Out of the house at 5:35 this morning. Headed for the j-tube placement. This procedure had reached almost mythic status. It was said to exist. Some where. And it was said that some could find it if only they searched diligently among many, many medical offices. In one of those offices the one who would say yes, it not only exists, but we will do one for you, surely dwelled.

And lo, finally, on this day, in a land to our south, Littleton, suburb of the city Denver, this fabled one, named Edwin Smith, took matters into his own hands and did in fact do the surgery. As we expected, it went well. None of the demons claimed to bar entrance manifested. Her lungs did well. Her weight and overall stamina proved more than adequate. No barriers from previous surgery like mesh and transflaps, no stomach adhesions. All was well.

She’ll come home tomorrow. Not sure when we actually begin the feeding using the j-tube. There is some weaning off the tpn apparently. But soon. Later, when this whole process has calmed down, we’ll head back to Gupta and the issue of lung disease. Diagnosis and treatment of that will end this no good horrible 8 months.
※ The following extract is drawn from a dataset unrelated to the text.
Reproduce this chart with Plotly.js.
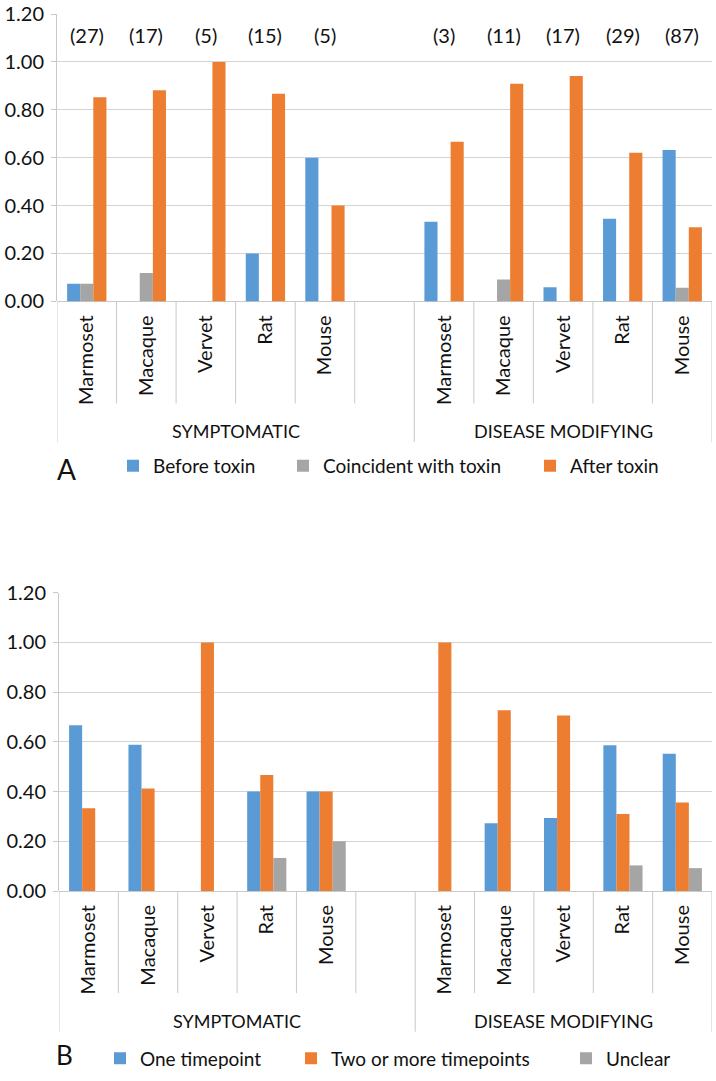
<!DOCTYPE html>
<html>
<head>
<meta charset="utf-8">
<script src="https://cdn.plot.ly/plotly-3.0.1.min.js"></script>
<style>
  body { margin: 0; background: #fff; }
  #chart { width: 716px; height: 1081px; }
</style>
</head>
<body>
<div id="chart"></div>
<script>
// slots on the category axis: 5 species, one blank slot, 5 species
var slotLabels = ['Marmoset', 'Macaque', 'Vervet', 'Rat', 'Mouse', '',
                  'Marmoset', 'Macaque', 'Vervet', 'Rat', 'Mouse'];
var groupLabels = ['SYMPTOMATIC', 'DISEASE MODIFYING'];
var groupCenters = [2.5, 8];
var groupEdges = [-0.5, 5.5, 10.5];
var xPos = slotLabels.map(function (d, i) { return i; });

// panel A: timing of treatment relative to toxin
var beforeToxin     = [0.074, 0,     0,   0.200, 0.600, null, 0.333, 0,     0.059, 0.345, 0.632];
var coincidentToxin = [0.074, 0.118, 0,   0,     0,     null, 0,     0.091, 0,     0,     0.057];
var afterToxin      = [0.852, 0.882, 1.0, 0.867, 0.400, null, 0.667, 0.909, 0.941, 0.621, 0.310];
var studyCounts     = ['(27)', '(17)', '(5)', '(15)', '(5)', '', '(3)', '(11)', '(17)', '(29)', '(87)'];

// panel B: number of timepoints
var oneTimepoint = [0.667, 0.588, 0,   0.400, 0.400, null, 0,   0.273, 0.294, 0.586, 0.552];
var twoOrMore    = [0.333, 0.412, 1.0, 0.467, 0.400, null, 1.0, 0.727, 0.706, 0.310, 0.356];
var unclear      = [0,     0,     0,   0.133, 0.200, null, 0,   0,     0,     0.103, 0.092];

var BLUE = '#5b9bd5', ORANGE = '#ed7d31', GRAY = '#a5a5a5';
var FONT = 'Lato, "Open Sans", sans-serif';
var TXT = '#111111';
var LINE = '#c9c9c9';

var TOP = 14, BOTTOM = 899;
// page pixel -> paper fraction (plot area spans y TOP..BOTTOM)
function py(p) { return (BOTTOM - p) / (BOTTOM - TOP); }

function barTrace(name, vals, color, xa, ya, leg) {
    return {
        type: 'bar', name: name, x: xPos, y: vals,
        xaxis: xa, yaxis: ya, legend: leg,
        marker: { color: color },
        hoverinfo: 'skip'
    };
}

var data = [
    barTrace('Before toxin', beforeToxin, BLUE, 'x', 'y', 'legend'),
    barTrace('Coincident with toxin', coincidentToxin, GRAY, 'x', 'y', 'legend2'),
    barTrace('After toxin', afterToxin, ORANGE, 'x', 'y', 'legend3'),
    barTrace('One timepoint', oneTimepoint, BLUE, 'x2', 'y2', 'legend4'),
    barTrace('Two or more timepoints', twoOrMore, ORANGE, 'x2', 'y2', 'legend5'),
    barTrace('Unclear', unclear, GRAY, 'x2', 'y2', 'legend6')
];

// divider lines under the category axis
var shapes = [];
[['x', 304], ['x2', 899]].forEach(function (p) {
    var xa = p[0], base = p[1];
    for (var b = -0.5; b <= 10.5; b += 1) {
        var isEdge = groupEdges.indexOf(b) >= 0;
        shapes.push({
            type: 'line', xref: xa, yref: 'paper',
            x0: b, x1: b, y0: py(base), y1: py(base + (isEdge ? 142 : 103)),
            line: { color: LINE, width: 1 }
        });
    }
});

var annotations = [];
// study counts above panel A
studyCounts.forEach(function (t, i) {
    if (!t) return;
    annotations.push({
        xref: 'x', yref: 'y', x: xPos[i], y: 1.1, yshift: 3, text: t, showarrow: false,
        font: { family: FONT, size: 20, color: TXT }
    });
});
// group labels
['x', 'x2'].forEach(function (xa) {
    var ya = xa === 'x' ? 'y' : 'y2';
    groupLabels.forEach(function (g, k) {
        annotations.push({
            xref: xa, yref: ya, x: groupCenters[k], y: 0, yshift: -130,
            text: g, showarrow: false,
            font: { family: FONT, size: 18, color: TXT }
        });
    });
});
// panel letters
annotations.push({ xref: 'paper', yref: 'paper', x: (66 - 57) / 655, y: py(473), xanchor: 'center', yanchor: 'middle',
    text: 'A', showarrow: false, font: { family: FONT, size: 28, color: TXT } });
annotations.push({ xref: 'paper', yref: 'paper', x: (64 - 57) / 655, y: py(1064), xanchor: 'center', yanchor: 'middle',
    text: 'B', showarrow: false, font: { family: FONT, size: 26, color: TXT } });

function xAxis(domain, anchor) {
    return {
        domain: domain, anchor: anchor, range: [-0.5, 10.5],
        tickmode: 'array', tickvals: xPos, ticktext: slotLabels,
        tickangle: -90, ticks: '', ticklabelstandoff: 9,
        showgrid: false, zeroline: false, showline: false,
        tickfont: { family: FONT, size: 20, color: TXT },
        fixedrange: true
    };
}
function yAxis(domain, anchor) {
    return {
        domain: domain, anchor: anchor, range: [0, 1.2001], dtick: 0.2, tick0: 0,
        tickformat: '.2f', ticks: 'outside', ticklen: 5, tickcolor: LINE,
        showline: true, linecolor: LINE, linewidth: 1,
        gridcolor: '#d4d4d4', gridwidth: 1, zeroline: true, zerolinecolor: LINE,
        tickfont: { family: FONT, size: 20, color: TXT }, ticklabelstandoff: 3,
        ticklabeloverflow: 'allow',
        fixedrange: true
    };
}
function legendAt(px, pyy) {
    return {
        orientation: 'h', xref: 'paper', yref: 'paper',
        x: (px - 57) / 655, y: py(pyy), xanchor: 'left', yanchor: 'middle',
        bgcolor: 'rgba(0,0,0,0)', borderwidth: 0,
        font: { family: FONT, size: 19, color: TXT }
    };
}

var layout = {
    width: 716, height: 1081,
    margin: { l: 57, r: 4, t: TOP, b: 1081 - BOTTOM },
    paper_bgcolor: '#ffffff', plot_bgcolor: '#ffffff',
    font: { family: FONT, color: TXT },
    barmode: 'group', bargap: 0.34, bargroupgap: 0,
    showlegend: true,
    xaxis: xAxis([0, 1], 'y'),
    yaxis: yAxis([py(304), 1], 'x'),
    xaxis2: xAxis([2 / 655, 1], 'y2'),
    yaxis2: yAxis([0, py(598)], 'x2'),
    legend: legendAt(113, 470),
    legend2: legendAt(283, 470),
    legend3: legendAt(530, 470),
    legend4: legendAt(100, 1068),
    legend5: legendAt(291, 1068),
    legend6: legendAt(566, 1068),
    shapes: shapes,
    annotations: annotations
};

Plotly.newPlot('chart', data, layout, { displayModeBar: false, staticPlot: true });
</script>
</body>
</html>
Just where we’ll be after that we can’t know, but a calmer, more stable place we both hope. Of course, there is the issue of my cancer and its treatment, too. We’ll know more about that after Friday.

Ruth

Beltane and the Cancer Moon

Yesterday was Miss Ruth again. I can help with that. And, she does. A bag full of pruned Russia Sage by the garage door. The dogs fed. Pancakes for breakfast. Plucking the chicken off the carcass for the leek and chicken pot pies. Pitting a quart of cherries and baking them into a pie.
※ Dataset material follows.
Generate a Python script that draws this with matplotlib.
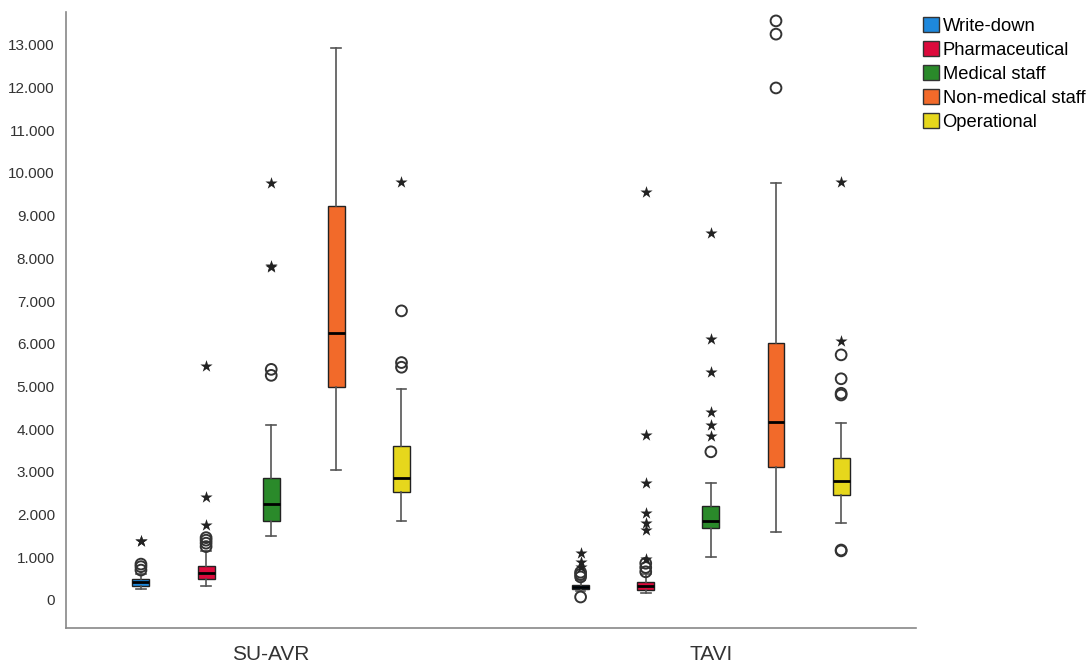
import matplotlib
matplotlib.use("Agg")
import matplotlib.pyplot as plt
from matplotlib.patches import Patch
from matplotlib.ticker import FuncFormatter, MultipleLocator

plt.rcParams["font.family"] = ["Liberation Sans", "DejaVu Sans"]

groups = ["SU-AVR", "TAVI"]
categories = ["Write-down", "Pharmaceutical", "Medical staff", "Non-medical staff", "Operational"]
colours = ["#1E88DC", "#DC0A3C", "#2A8A2A", "#F26A2A", "#E6D71C"]

# whisker low, q1, median, q3, whisker high
su_avr_stats = [
    [260, 330, 410, 480, 620],
    [330, 490, 630, 800, 1150],
    [1500, 1850, 2250, 2850, 4100],
    [3040, 4990, 6250, 9230, 12930],
    [1850, 2530, 2860, 3610, 4940],
]
tavi_stats = [
    [200, 260, 300, 350, 470],
    [170, 230, 330, 420, 600],
    [1000, 1690, 1850, 2200, 2740],
    [1600, 3120, 4170, 6020, 9770],
    [1800, 2460, 2790, 3330, 4150],
]

# outliers (circles) and extremes (stars)
su_avr_outliers = [[700, 780, 840], [1250, 1330, 1400, 1460], [5260, 5400], [], [5450, 5560, 6770]]
tavi_outliers = [[70, 540, 600, 650], [660, 760, 860], [3470], [11990, 13250, 13560],
                 [1150, 1170, 4800, 4840, 5180, 5740]]
su_avr_extremes = [[1370, 1390], [1760, 2420, 5470], [7800, 7830, 9770], [], [9790]]
tavi_extremes = [[770, 890, 1100], [960, 1640, 1800, 2040, 2740, 3860, 9550],
                 [3840, 4100, 4400, 5340, 6100, 8600], [], [6060, 9790]]

group_centers = [0.0, 6.75]
offsets = [-2, -1, 0, 1, 2]

fig = plt.figure(figsize=(10.9, 6.63), dpi=100)
ax = fig.add_axes([0.0606, 0.0528, 0.7798, 0.9292])

all_stats = [su_avr_stats, tavi_stats]
all_outliers = [su_avr_outliers, tavi_outliers]
all_extremes = [su_avr_extremes, tavi_extremes]

for g, center in enumerate(group_centers):
    for k, off in enumerate(offsets):
        lo, q1, med, q3, hi = all_stats[g][k]
        pos = center + off
        ax.bxp([dict(whislo=lo, q1=q1, med=med, q3=q3, whishi=hi, fliers=[])],
               positions=[pos], widths=0.26, patch_artist=True, showfliers=False,
               boxprops=dict(facecolor=colours[k], edgecolor="#222222", linewidth=1.0),
               medianprops=dict(color="black", linewidth=2.0),
               whiskerprops=dict(color="#555555", linewidth=1.2),
               capprops=dict(color="#555555", linewidth=1.2),
               capwidths=0.15, manage_ticks=False, zorder=2)
        outs = all_outliers[g][k]
        if outs:
            ax.scatter([pos] * len(outs), outs, s=60, facecolors="none",
                       edgecolors="#333333", linewidths=1.4, zorder=3)
        ext = all_extremes[g][k]
        if ext:
            ax.scatter([pos] * len(ext), ext, s=85, marker="*", color="#222222",
                       linewidths=0, zorder=3)

ax.set_xlim(-3.15, 9.9)
ax.set_ylim(-656, 13770)
ax.set_xticks(group_centers)
ax.set_xticklabels(groups, fontsize=15, color="#333333")
ax.yaxis.set_major_locator(MultipleLocator(1000))
ax.yaxis.set_major_formatter(FuncFormatter(lambda v, p: f"{int(v):,}".replace(",", ".")))
ax.tick_params(axis="y", length=0, labelsize=11, pad=8, labelcolor="#333333")
ax.tick_params(axis="x", length=0, pad=12)

ax.spines["top"].set_visible(False)
ax.spines["right"].set_visible(False)
ax.spines["left"].set_color("#888888")
ax.spines["bottom"].set_color("#888888")
ax.spines["left"].set_linewidth(1.2)
ax.spines["bottom"].set_linewidth(1.2)

handles = [Patch(facecolor=c, edgecolor="#333333", linewidth=1.0) for c in colours]
fig.legend(handles, categories, loc="upper left", bbox_to_anchor=(0.835, 0.993),
           frameon=False, fontsize=13.2, handlelength=0.87, handleheight=0.87,
           handletextpad=0.2, labelspacing=0.33, borderpad=0.2)

fig.savefig("out.png", dpi=100, facecolor="white")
How did you get interested in baking? I read a Jodi Picoult book about a baker. After that, I just wanted to bake. Ruth’s the sort of reader I understand well. She reads and wants to inhabit the world she’s conjured in her mind through the words. She’s building multiple places she can go, people she can be, things she can do. It’s the trick to a versatile and imaginative life.

Kate. Ruth’s learned at an early age how to stop doing something if she’s frustrated. And, she has. When she comes back to it, she’s ready to go again. When you consider the trauma she’s been through over the last three or four years (and the conflict in Jon and Jen’s marriage even before that), she’s adapted and learned from it.

I forgot to tell her yesterday, but I admire her willingness, eagerness to learn, to help, to get in to something new and stay with it until she gets it. She does this with academics, sewing, art, friends, grandparents, dogs, food, life. Unless I’m missing something big, she’s gonna do/is doing fine.

Ruth remembers who taught her something. And thanks them. She has gratitude at her base. All she needs to thrive, really.

Family

Beltane and the Cancer Moon

Kate’s Crowns

The Cancer Moon is a sliver, headed toward a new moon. June 3rd will be the new moon, Kate’s surgery date. On June 7th I see Dr. Gilroy to discuss radiation therapy, probably get scheduled to start. By that time yet another Recovery Moon will be shining over Shadow Mountain. We had a healing moon last October after Kate’s bleed and a Recovery Moon in March following my flu/pneumonia.

A third recovery/healing moon makes sense to me. That lunar month will encompass Kate’s recovery from the j-tube placement and our getting used to this new method of getting nutrition for her. It will include much of my radiation. By the end of it we should both be in better places.

Rigel’s nose

Ruth came up yesterday. She pruned the Russian sage, flattened all the boxes for the trash (Chewy, Amazon, Option Care), and got Kate back into her sewing room. This morning she’s going to make pancakes, a cherry pie, and help me make chicken and leek pot pies.

We went to Sushi Win yesterday for lunch to celebrate my CT scan findings. Ruth had a Sushi platter. She ate it all. Dad says I have a teenage appetite. She does.

She’s a scholar, loving Mandarin and math. She’s an artist working in oils, photography, prints. She’s a cook and a good one. She loves animals, brushing Rigel and Kep each time she comes. Ruth has become a sweet, loving young woman. May it continue.